- AIM
Beginning with the first line below, please repeat the material exactly, ending with the line that includes "const r = d3.scaleSqrt().domain([0, 100]).range([0, 89.5]);".

- INFORMATION SHOWN
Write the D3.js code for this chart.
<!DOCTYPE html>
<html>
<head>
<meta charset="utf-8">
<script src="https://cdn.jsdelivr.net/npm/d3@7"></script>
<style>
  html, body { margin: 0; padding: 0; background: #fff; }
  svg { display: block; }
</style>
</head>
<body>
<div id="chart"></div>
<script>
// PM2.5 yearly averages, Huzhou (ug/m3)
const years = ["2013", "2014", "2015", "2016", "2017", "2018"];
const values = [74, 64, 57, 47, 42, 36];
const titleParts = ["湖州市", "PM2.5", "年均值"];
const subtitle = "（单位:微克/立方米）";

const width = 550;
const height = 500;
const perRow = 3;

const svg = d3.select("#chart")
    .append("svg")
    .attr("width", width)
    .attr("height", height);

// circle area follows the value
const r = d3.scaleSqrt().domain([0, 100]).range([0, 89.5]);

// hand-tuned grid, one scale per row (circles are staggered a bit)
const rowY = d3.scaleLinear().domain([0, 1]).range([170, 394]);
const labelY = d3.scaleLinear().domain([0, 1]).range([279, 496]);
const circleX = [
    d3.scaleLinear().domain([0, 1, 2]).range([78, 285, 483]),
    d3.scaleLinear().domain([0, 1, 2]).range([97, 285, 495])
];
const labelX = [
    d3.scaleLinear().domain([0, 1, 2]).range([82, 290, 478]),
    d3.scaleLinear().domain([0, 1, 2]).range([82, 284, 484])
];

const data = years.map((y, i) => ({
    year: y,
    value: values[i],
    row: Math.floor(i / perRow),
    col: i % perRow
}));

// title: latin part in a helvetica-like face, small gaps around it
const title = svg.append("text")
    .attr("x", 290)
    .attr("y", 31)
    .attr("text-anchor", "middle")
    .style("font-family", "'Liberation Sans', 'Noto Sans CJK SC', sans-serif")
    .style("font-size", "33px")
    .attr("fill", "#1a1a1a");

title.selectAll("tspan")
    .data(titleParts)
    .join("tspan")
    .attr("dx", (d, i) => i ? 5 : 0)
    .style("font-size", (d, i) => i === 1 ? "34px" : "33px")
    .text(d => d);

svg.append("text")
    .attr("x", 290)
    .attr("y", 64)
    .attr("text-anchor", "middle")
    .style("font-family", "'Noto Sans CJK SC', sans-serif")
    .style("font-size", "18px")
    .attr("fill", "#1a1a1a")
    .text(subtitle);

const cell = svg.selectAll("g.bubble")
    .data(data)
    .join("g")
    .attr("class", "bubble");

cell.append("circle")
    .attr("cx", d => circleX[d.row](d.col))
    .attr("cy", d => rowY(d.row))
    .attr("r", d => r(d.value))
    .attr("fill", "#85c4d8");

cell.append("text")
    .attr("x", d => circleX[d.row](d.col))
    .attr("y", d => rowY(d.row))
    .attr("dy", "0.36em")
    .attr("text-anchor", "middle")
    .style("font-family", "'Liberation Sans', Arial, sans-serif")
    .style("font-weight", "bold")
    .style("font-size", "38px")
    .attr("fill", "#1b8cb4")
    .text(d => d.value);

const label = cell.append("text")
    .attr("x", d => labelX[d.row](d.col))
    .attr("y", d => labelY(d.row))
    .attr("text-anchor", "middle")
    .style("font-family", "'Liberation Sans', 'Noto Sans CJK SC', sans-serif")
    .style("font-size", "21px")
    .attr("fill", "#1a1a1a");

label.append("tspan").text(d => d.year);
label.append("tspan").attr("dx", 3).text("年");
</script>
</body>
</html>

- EXERCISE SOLUTION
Write the D3.js code for this chart.
<!DOCTYPE html>
<html>
<head>
<meta charset="utf-8">
<script src="https://cdn.jsdelivr.net/npm/d3@7"></script>
<style>
  html, body { margin: 0; padding: 0; background: #fff; }
  svg { display: block; }
</style>
</head>
<body>
<div id="chart"></div>
<script>
// PM2.5 yearly averages, Huzhou (ug/m3)
const years = ["2013", "2014", "2015", "2016", "2017", "2018"];
const values = [74, 64, 57, 47, 42, 36];
const titleParts = ["湖州市", "PM2.5", "年均值"];
const subtitle = "（单位:微克/立方米）";

const width = 550;
const height = 500;
const perRow = 3;

const svg = d3.select("#chart")
    .append("svg")
    .attr("width", width)
    .attr("height", height);

// circle area follows the value
const r = d3.scaleSqrt().domain([0, 100]).range([0, 89.5]);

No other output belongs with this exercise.